Investigating the effects of the jasmonate compounds on Aβ42-induced cell death, oxidative stress, DNA double-strand breaks and synapsin I protein depletion

Introduction: Intracellular accumulation of Amyloid-ß 42 (Aß42) is linked to various neuronal toxicities found in the brains of Alzheimer’s disease (AD) patients. This includes dysregulatory effects on glutamatergic neurotransmission which may contribute to synaptic loss and the inhibition of synaptic plasticity. Moreover, Aß42 promotes oxidative stress, which encourages mitochondrial dysfunction, DNA damage and pro-apoptotic signalling, and has also been linked to synaptic dysfunctions. This is supported by studies reporting protective effects of many exogenous antioxidants against Aß42-dependent neurotoxicity in neurons and on pathological effects including cognitive deficits in AD animal models.
Aims: With the aim of identifying additional antioxidants compounds that minimise the toxic effects of Aß42, we used SH-SY5Y cells and rat hippocampal neuronal cultures to assess the impacts of the jasmonate compounds: 12-oxophytodienoic acid (OPDA), jasmonic acid (JA) and methyl jasmonate (MeJa), in comparison to α-tocopherol (α-T), a well characterised antioxidant, on Aß42-dependent cell death, oxidative stress, DNA damage and Synapsin I protein depletion.

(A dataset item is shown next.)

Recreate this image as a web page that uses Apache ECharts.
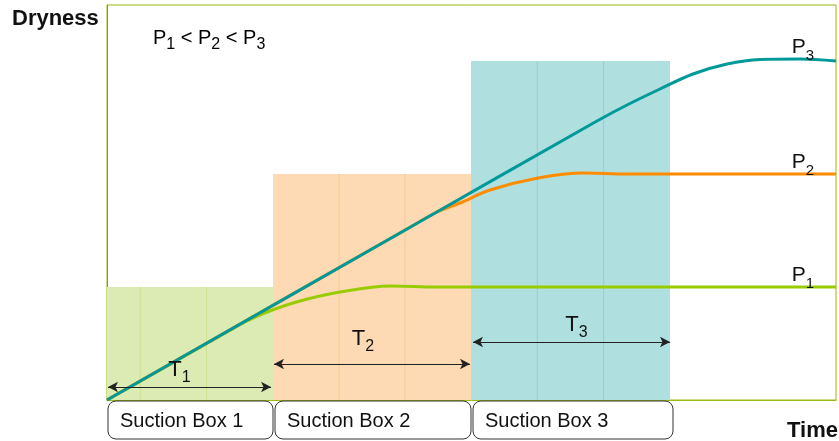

Results: Our results show that Aß42 but not the inactive Aß42-1 reverse peptide, induced significant increases in cell death, which was minimised by α-T and the jasmonate compounds. We also demonstrate that like α-T, the jasmonates exert antioxidant properties and prevent Aß42-dependent increases in ROS. However, in contrast to α-T, we show that the antioxidant effects of the jasmonates are not attributable to free radical scavenging abilities. Moreover, we demonstrate that Aß42-dependent DNA double-strand breaks (DSBs) contribute to synapsin I protein depletion, and that α-T and OPDA opposed the Aß42-mediated synapsin I depletion.
Conclusion: Our findings suggest that the jasmonates provide cytoprotective properties against Aß42-induced neurotoxicity and therefore may have therapeutic benefits in AD. Moreover, our data also suggests that there is a potential link between Aß42-induced synapsin I depletion and DSBs.